### Exercise directions
Gather each line of the records where "produces" appears.

* * * * *

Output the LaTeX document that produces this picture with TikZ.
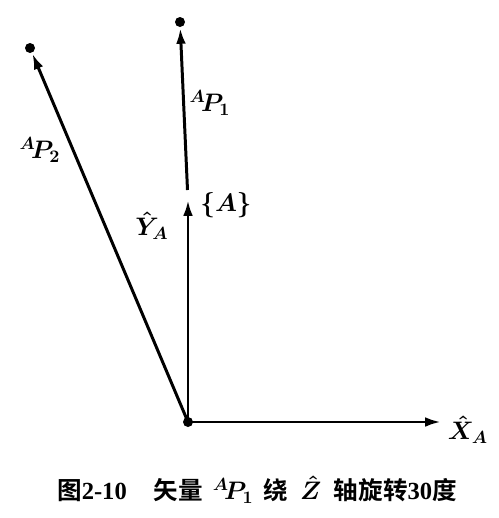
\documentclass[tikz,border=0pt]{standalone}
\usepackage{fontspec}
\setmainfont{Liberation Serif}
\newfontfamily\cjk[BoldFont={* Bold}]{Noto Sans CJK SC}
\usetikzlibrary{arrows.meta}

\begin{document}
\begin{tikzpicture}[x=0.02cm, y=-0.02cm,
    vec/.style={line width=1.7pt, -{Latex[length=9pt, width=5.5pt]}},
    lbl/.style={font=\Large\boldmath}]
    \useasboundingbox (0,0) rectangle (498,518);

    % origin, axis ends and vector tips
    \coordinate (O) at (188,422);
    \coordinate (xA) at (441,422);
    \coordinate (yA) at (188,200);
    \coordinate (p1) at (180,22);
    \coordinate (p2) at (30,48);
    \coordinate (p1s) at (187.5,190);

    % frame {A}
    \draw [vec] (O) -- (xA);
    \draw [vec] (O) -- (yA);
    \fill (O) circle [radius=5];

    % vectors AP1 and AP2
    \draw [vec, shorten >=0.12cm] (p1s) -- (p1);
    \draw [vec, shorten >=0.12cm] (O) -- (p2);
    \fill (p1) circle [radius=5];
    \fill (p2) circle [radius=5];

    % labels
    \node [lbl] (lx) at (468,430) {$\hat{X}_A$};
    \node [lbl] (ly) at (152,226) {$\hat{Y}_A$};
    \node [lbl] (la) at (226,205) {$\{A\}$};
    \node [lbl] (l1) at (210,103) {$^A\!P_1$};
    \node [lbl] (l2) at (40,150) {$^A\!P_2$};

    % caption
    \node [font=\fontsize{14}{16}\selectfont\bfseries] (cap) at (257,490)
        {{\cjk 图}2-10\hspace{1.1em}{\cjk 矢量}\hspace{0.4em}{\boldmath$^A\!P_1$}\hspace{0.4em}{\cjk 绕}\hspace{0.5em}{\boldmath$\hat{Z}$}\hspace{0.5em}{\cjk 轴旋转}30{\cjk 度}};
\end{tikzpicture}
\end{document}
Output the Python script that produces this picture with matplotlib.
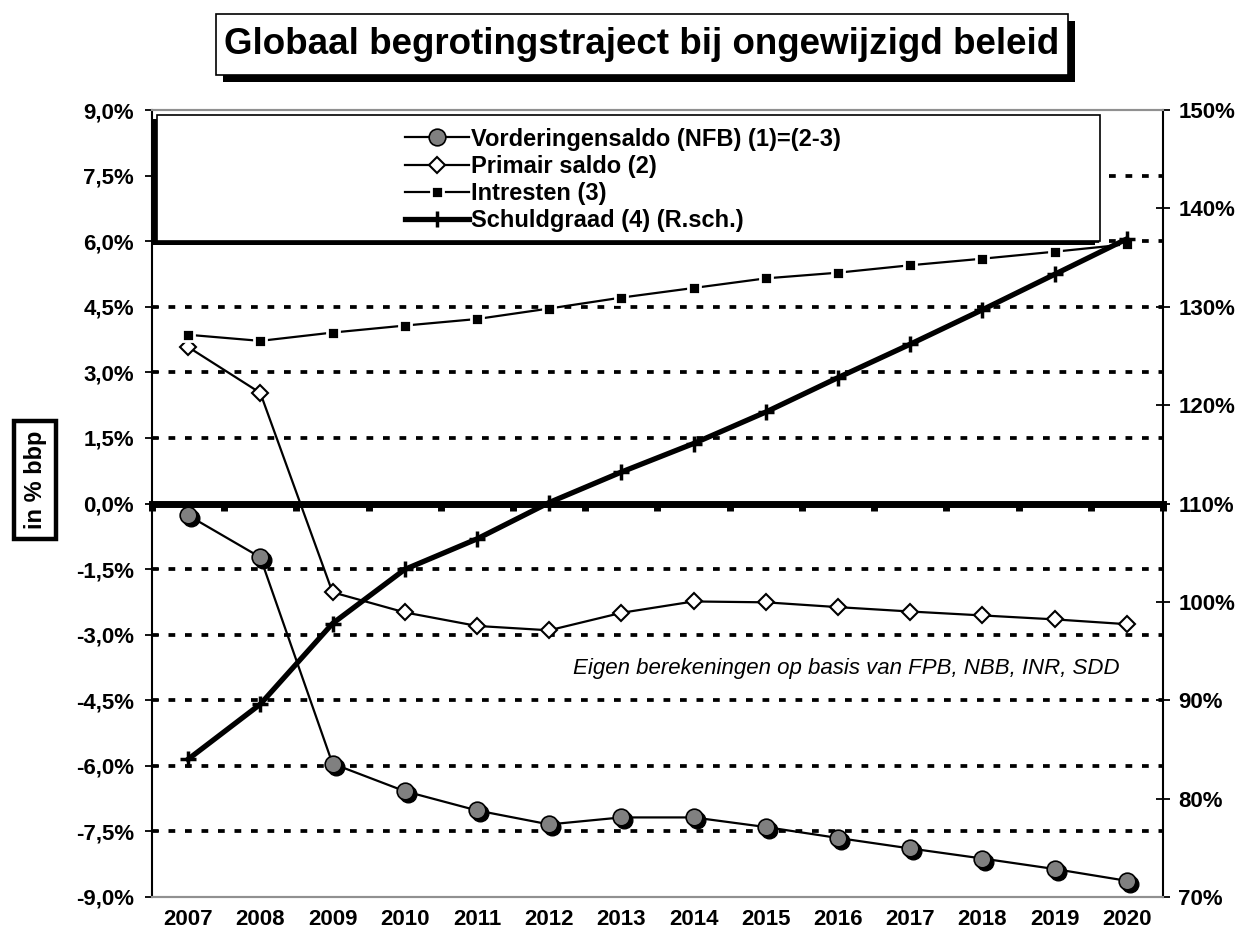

* * * * *

### Answer below
Output the LaTeX document that produces this picture with TikZ.
Output the Python script that produces this picture with matplotlib.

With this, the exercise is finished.